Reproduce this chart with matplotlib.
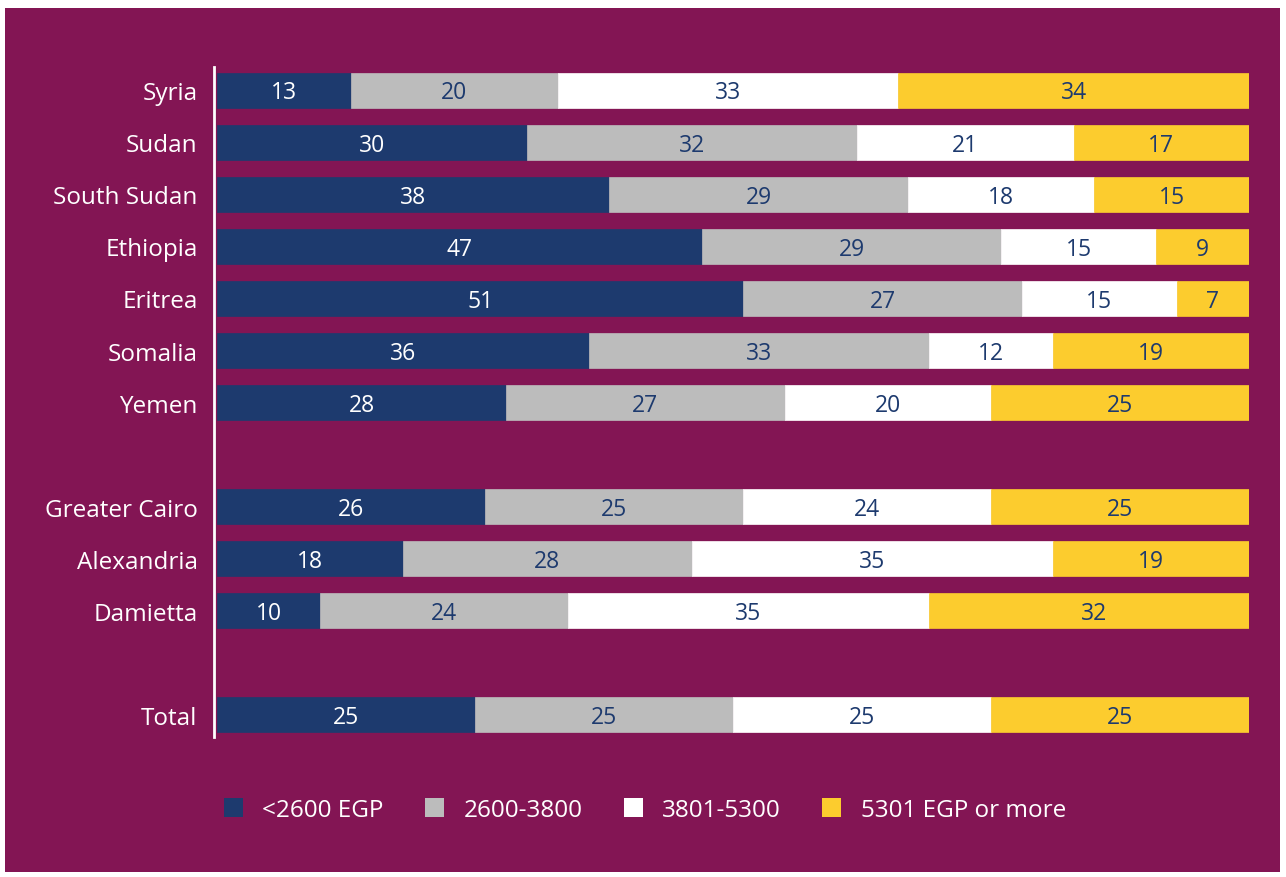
import matplotlib.pyplot as plt
from matplotlib.patches import Rectangle
import numpy as np

plt.rcParams['font.family'] = ['Open Sans', 'DejaVu Sans']

countries = ["Syria", "Sudan", "South Sudan", "Ethiopia", "Eritrea", "Somalia", "Yemen",
             "Greater Cairo", "Alexandria", "Damietta", "Total"]
positions = [0, 1, 2, 3, 4, 5, 6, 8, 9, 10, 12]

low = [13, 30, 38, 47, 51, 36, 28, 26, 18, 10, 25]
mid = [20, 32, 29, 29, 27, 33, 27, 25, 28, 24, 25]
upper = [33, 21, 18, 15, 15, 12, 20, 24, 35, 35, 25]
high = [34, 17, 15, 9, 7, 19, 25, 25, 19, 32, 25]

labels = ["<2600 EGP", "2600-3800", "3801-5300", "5301 EGP or more"]
colors = ["#1d3a6e", "#bcbcbc", "#ffffff", "#fccc2e"]
text_colors = ["white", "#1d3a6e", "#1d3a6e", "#1d3a6e"]
maroon = "#831554"

W, H = 1286, 878
fig = plt.figure(figsize=(W / 100, H / 100), dpi=100)
fig.patch.set_facecolor("white")
fig.patches.append(Rectangle((5 / W, 1 - 873 / H), 1275 / W, 864 / H,
                             transform=fig.transFigure, facecolor=maroon,
                             edgecolor="none", zorder=-5))

ax = fig.add_axes([217 / W, 1 - 738 / H, 1032 / W, 670 / H])
ax.set_facecolor("none")
ax.set_zorder(2)

series = [low, mid, upper, high]
left = np.zeros(len(countries))
for vals, col, tcol, lab in zip(series, colors, text_colors, labels):
    vals = np.array(vals, dtype=float)
    ax.barh(positions, vals, left=left, height=0.67, color=col,
            edgecolor=col, linewidth=0.5, label=lab)
    for y, l, v in zip(positions, left, vals):
        ax.text(l + v / 2, y + 0.04, f"{int(v)}", ha="center", va="center",
                color=tcol, fontsize=16.5)
    left += vals

ax.set_xlim(0, 100)
ax.set_ylim(12.43, -0.45)
ax.set_yticks(positions)
ax.set_yticklabels(countries)
ax.tick_params(axis="y", length=0, pad=12, labelcolor="white", labelsize=17.5)
for t in ax.get_yticklabels():
    t.set_fontweight("semibold")
ax.set_xticks([])
for s in ["top", "right", "bottom"]:
    ax.spines[s].set_visible(False)
ax.spines["left"].set_color("white")
ax.spines["left"].set_linewidth(2)
ax.spines["left"].set_position(("outward", 2))

handles = [Rectangle((0, 0), 1, 1, facecolor=c, edgecolor="none") for c in colors]
leg = fig.legend(handles, labels, loc="center", bbox_to_anchor=(645 / W, 1 - 811 / H),
                 ncol=4, frameon=False, fontsize=17.5, handlelength=0.78, handleheight=0.78,
                 handletextpad=0.8, columnspacing=1.7)
leg.set_zorder(3)
for t in leg.get_texts():
    t.set_color("white")

fig.savefig("out.png", dpi=100)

- - - -

- _WHAT IS ASKED_
Repeat the data exactly, without the pictures.

- _THE SOLUTION_
Reproduce this chart with matplotlib.
import matplotlib.pyplot as plt
from matplotlib.patches import Rectangle
import numpy as np

plt.rcParams['font.family'] = ['Open Sans', 'DejaVu Sans']

countries = ["Syria", "Sudan", "South Sudan", "Ethiopia", "Eritrea", "Somalia", "Yemen",
             "Greater Cairo", "Alexandria", "Damietta", "Total"]
positions = [0, 1, 2, 3, 4, 5, 6, 8, 9, 10, 12]

low = [13, 30, 38, 47, 51, 36, 28, 26, 18, 10, 25]
mid = [20, 32, 29, 29, 27, 33, 27, 25, 28, 24, 25]
upper = [33, 21, 18, 15, 15, 12, 20, 24, 35, 35, 25]
high = [34, 17, 15, 9, 7, 19, 25, 25, 19, 32, 25]

labels = ["<2600 EGP", "2600-3800", "3801-5300", "5301 EGP or more"]
colors = ["#1d3a6e", "#bcbcbc", "#ffffff", "#fccc2e"]
text_colors = ["white", "#1d3a6e", "#1d3a6e", "#1d3a6e"]
maroon = "#831554"

W, H = 1286, 878
fig = plt.figure(figsize=(W / 100, H / 100), dpi=100)
fig.patch.set_facecolor("white")
fig.patches.append(Rectangle((5 / W, 1 - 873 / H), 1275 / W, 864 / H,
                             transform=fig.transFigure, facecolor=maroon,
                             edgecolor="none", zorder=-5))

ax = fig.add_axes([217 / W, 1 - 738 / H, 1032 / W, 670 / H])
ax.set_facecolor("none")
ax.set_zorder(2)

series = [low, mid, upper, high]
left = np.zeros(len(countries))
for vals, col, tcol, lab in zip(series, colors, text_colors, labels):
    vals = np.array(vals, dtype=float)
    ax.barh(positions, vals, left=left, height=0.67, color=col,
            edgecolor=col, linewidth=0.5, label=lab)
    for y, l, v in zip(positions, left, vals):
        ax.text(l + v / 2, y + 0.04, f"{int(v)}", ha="center", va="center",
                color=tcol, fontsize=16.5)
    left += vals

ax.set_xlim(0, 100)
ax.set_ylim(12.43, -0.45)
ax.set_yticks(positions)
ax.set_yticklabels(countries)
ax.tick_params(axis="y", length=0, pad=12, labelcolor="white", labelsize=17.5)
for t in ax.get_yticklabels():
    t.set_fontweight("semibold")
ax.set_xticks([])
for s in ["top", "right", "bottom"]:
    ax.spines[s].set_visible(False)
ax.spines["left"].set_color("white")
ax.spines["left"].set_linewidth(2)
ax.spines["left"].set_position(("outward", 2))

handles = [Rectangle((0, 0), 1, 1, facecolor=c, edgecolor="none") for c in colors]
leg = fig.legend(handles, labels, loc="center", bbox_to_anchor=(645 / W, 1 - 811 / H),
                 ncol=4, frameon=False, fontsize=17.5, handlelength=0.78, handleheight=0.78,
                 handletextpad=0.8, columnspacing=1.7)
leg.set_zorder(3)
for t in leg.get_texts():
    t.set_color("white")

fig.savefig("out.png", dpi=100)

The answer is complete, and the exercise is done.